Excerpt from a dataset:
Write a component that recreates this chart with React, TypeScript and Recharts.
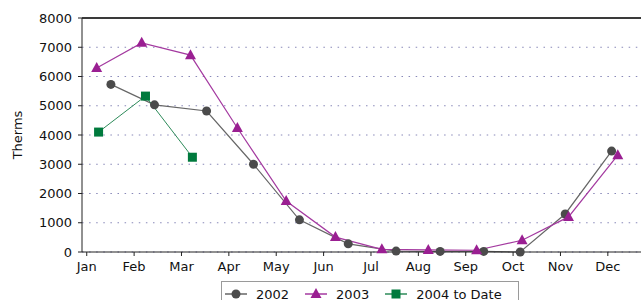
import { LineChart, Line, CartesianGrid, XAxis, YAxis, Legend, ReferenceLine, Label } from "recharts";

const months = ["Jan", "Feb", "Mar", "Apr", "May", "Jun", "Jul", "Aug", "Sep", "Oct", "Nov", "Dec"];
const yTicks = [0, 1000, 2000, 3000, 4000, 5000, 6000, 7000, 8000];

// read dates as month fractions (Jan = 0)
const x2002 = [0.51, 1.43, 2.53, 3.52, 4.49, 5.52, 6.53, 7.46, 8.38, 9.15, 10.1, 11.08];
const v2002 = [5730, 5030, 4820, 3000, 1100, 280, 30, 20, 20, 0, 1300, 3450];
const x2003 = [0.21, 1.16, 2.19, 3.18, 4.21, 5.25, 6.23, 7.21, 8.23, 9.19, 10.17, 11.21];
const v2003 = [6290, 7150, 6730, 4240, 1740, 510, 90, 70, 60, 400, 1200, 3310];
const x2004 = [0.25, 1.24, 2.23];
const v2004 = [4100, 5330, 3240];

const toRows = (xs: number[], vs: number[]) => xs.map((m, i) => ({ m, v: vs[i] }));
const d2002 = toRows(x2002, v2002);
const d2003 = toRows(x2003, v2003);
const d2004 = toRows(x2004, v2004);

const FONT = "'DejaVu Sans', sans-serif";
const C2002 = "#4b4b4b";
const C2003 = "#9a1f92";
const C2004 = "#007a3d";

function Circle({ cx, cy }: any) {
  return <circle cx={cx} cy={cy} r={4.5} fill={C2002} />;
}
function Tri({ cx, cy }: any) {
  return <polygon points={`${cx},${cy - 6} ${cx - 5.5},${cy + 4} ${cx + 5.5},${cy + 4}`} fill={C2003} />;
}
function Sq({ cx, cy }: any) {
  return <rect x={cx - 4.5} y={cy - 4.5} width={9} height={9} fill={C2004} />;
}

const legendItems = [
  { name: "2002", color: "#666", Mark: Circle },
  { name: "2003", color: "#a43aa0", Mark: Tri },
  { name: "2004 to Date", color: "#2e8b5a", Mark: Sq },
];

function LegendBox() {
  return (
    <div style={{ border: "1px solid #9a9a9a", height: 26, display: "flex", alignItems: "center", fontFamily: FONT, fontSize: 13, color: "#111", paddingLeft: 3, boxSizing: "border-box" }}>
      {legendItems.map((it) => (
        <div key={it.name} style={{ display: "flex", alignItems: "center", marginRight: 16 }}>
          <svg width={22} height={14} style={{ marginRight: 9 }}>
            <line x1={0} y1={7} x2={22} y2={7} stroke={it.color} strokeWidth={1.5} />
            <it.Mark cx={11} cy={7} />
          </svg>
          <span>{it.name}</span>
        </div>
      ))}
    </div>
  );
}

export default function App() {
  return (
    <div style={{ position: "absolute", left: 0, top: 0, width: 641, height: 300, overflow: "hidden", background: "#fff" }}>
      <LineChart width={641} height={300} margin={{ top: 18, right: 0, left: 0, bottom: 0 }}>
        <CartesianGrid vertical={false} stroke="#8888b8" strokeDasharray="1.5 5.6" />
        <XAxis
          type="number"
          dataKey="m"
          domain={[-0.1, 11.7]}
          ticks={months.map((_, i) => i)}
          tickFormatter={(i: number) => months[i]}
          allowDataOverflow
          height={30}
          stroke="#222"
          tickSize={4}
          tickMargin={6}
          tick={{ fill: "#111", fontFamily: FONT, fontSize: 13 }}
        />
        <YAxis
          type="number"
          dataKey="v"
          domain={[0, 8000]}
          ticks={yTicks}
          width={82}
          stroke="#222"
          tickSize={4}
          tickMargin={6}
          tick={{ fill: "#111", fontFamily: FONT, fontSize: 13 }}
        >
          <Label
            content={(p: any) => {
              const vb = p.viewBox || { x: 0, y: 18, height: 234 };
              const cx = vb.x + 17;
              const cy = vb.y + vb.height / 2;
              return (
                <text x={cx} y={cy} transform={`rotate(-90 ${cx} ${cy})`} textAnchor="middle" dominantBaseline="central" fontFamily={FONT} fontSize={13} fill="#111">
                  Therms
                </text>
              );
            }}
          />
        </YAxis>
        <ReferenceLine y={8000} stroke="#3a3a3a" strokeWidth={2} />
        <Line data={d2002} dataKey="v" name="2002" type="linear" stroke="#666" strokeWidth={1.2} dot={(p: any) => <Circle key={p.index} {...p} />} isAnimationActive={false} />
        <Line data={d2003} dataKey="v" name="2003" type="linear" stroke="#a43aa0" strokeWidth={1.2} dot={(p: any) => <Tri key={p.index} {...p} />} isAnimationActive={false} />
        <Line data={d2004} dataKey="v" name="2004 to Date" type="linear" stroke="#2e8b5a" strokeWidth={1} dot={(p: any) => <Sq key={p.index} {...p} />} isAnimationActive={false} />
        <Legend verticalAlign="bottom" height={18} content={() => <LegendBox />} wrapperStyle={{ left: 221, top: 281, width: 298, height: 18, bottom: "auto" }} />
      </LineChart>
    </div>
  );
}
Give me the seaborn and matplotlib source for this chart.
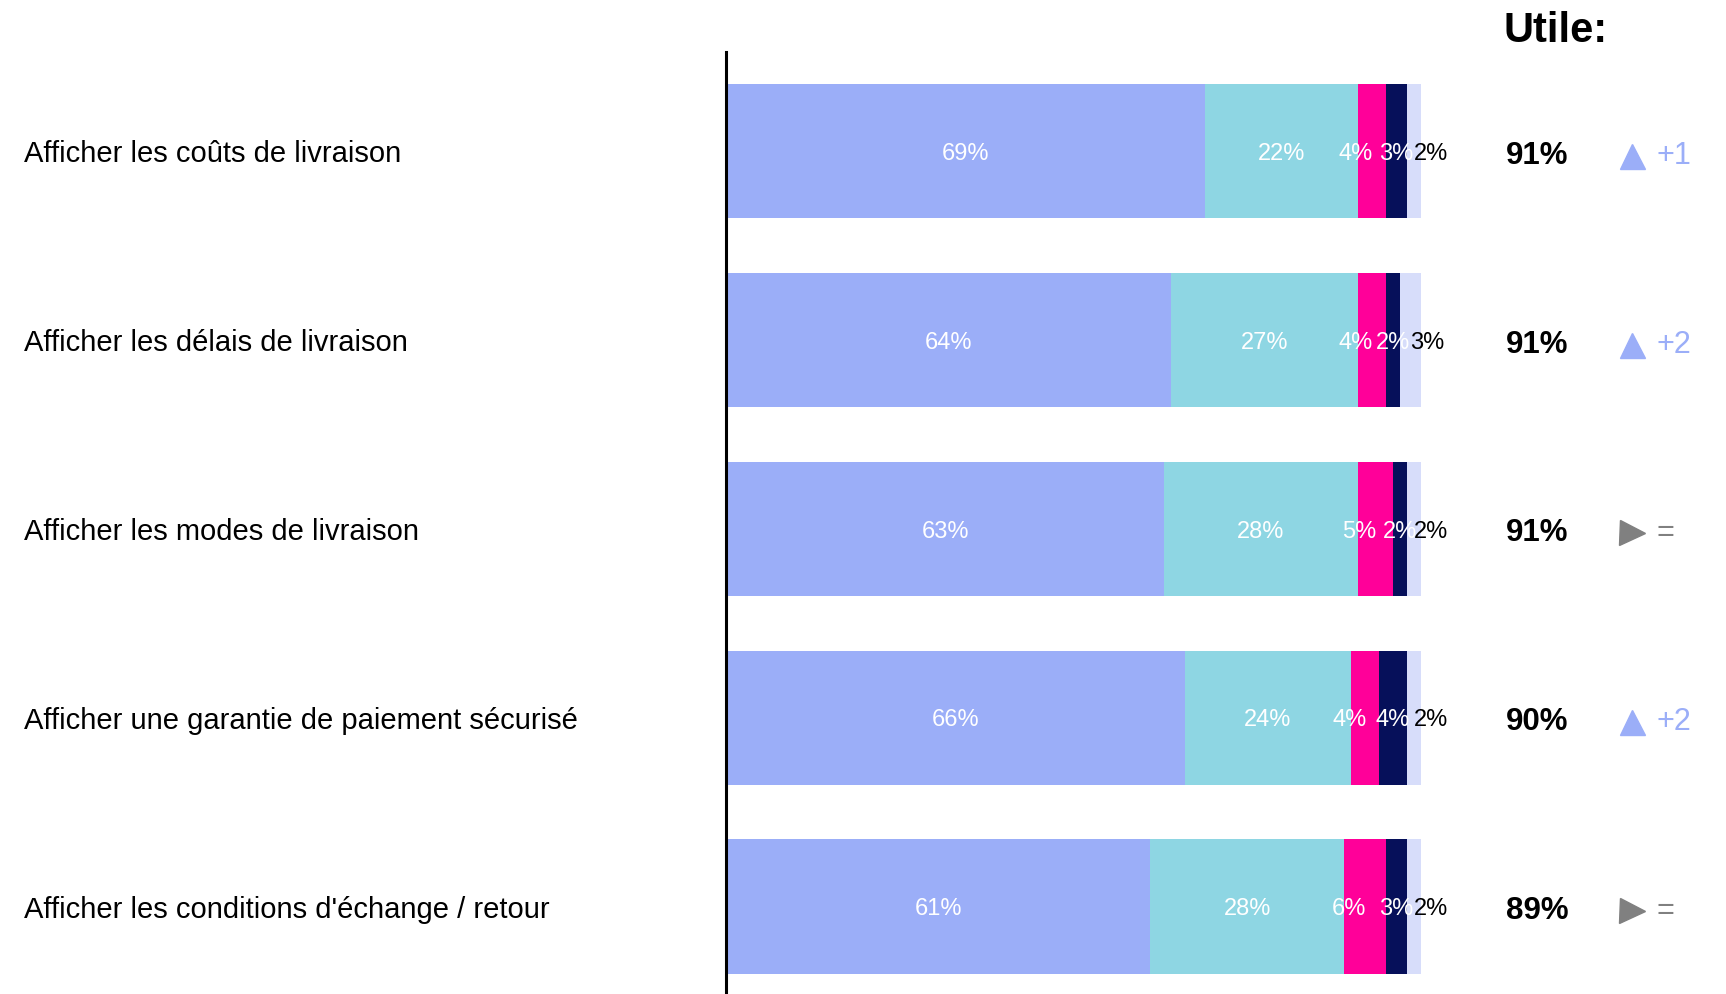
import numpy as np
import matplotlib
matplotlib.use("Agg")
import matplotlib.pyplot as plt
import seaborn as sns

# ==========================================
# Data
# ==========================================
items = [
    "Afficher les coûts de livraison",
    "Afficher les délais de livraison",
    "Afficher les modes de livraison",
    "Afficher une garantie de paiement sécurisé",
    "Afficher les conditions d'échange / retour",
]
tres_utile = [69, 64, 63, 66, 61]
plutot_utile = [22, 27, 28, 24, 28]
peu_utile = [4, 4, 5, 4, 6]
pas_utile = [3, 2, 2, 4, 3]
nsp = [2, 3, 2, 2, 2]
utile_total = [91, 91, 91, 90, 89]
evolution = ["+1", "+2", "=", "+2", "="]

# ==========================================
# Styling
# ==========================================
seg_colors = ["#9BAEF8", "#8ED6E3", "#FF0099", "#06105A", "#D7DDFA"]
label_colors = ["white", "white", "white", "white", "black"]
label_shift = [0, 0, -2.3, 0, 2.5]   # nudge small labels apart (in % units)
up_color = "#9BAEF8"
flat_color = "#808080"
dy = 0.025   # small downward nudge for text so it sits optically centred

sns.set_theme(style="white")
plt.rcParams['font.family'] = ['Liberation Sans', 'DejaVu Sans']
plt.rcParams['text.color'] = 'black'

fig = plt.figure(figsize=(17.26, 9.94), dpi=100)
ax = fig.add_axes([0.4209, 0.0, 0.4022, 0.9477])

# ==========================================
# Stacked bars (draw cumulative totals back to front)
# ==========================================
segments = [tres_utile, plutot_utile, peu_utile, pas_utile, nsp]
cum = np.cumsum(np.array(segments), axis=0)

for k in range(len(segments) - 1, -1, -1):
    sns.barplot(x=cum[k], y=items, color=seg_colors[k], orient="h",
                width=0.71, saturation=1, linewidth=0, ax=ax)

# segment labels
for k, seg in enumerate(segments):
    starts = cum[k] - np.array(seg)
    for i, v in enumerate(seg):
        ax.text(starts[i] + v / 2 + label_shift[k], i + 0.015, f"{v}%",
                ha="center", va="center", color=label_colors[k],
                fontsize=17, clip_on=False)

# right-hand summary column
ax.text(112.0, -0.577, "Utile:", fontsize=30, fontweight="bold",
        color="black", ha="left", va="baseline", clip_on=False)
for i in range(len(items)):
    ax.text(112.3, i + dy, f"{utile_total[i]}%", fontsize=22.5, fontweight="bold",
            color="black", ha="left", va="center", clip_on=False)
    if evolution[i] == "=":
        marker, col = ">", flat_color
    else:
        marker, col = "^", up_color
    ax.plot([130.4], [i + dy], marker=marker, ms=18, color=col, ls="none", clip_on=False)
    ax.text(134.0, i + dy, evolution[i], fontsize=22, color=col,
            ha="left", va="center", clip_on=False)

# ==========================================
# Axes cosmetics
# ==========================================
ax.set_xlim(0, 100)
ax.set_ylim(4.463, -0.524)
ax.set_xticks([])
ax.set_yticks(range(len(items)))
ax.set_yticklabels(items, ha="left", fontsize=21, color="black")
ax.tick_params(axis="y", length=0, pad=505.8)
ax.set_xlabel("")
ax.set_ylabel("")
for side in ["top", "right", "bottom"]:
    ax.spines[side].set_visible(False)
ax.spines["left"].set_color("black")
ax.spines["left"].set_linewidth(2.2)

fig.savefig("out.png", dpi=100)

DESCRIPTION OF THE TASK: Only lines with the word "this" should be collected from the material.

RESULT OF THE EXERCISE:
Write a component that recreates this chart with React, TypeScript and Recharts.
Give me the seaborn and matplotlib source for this chart.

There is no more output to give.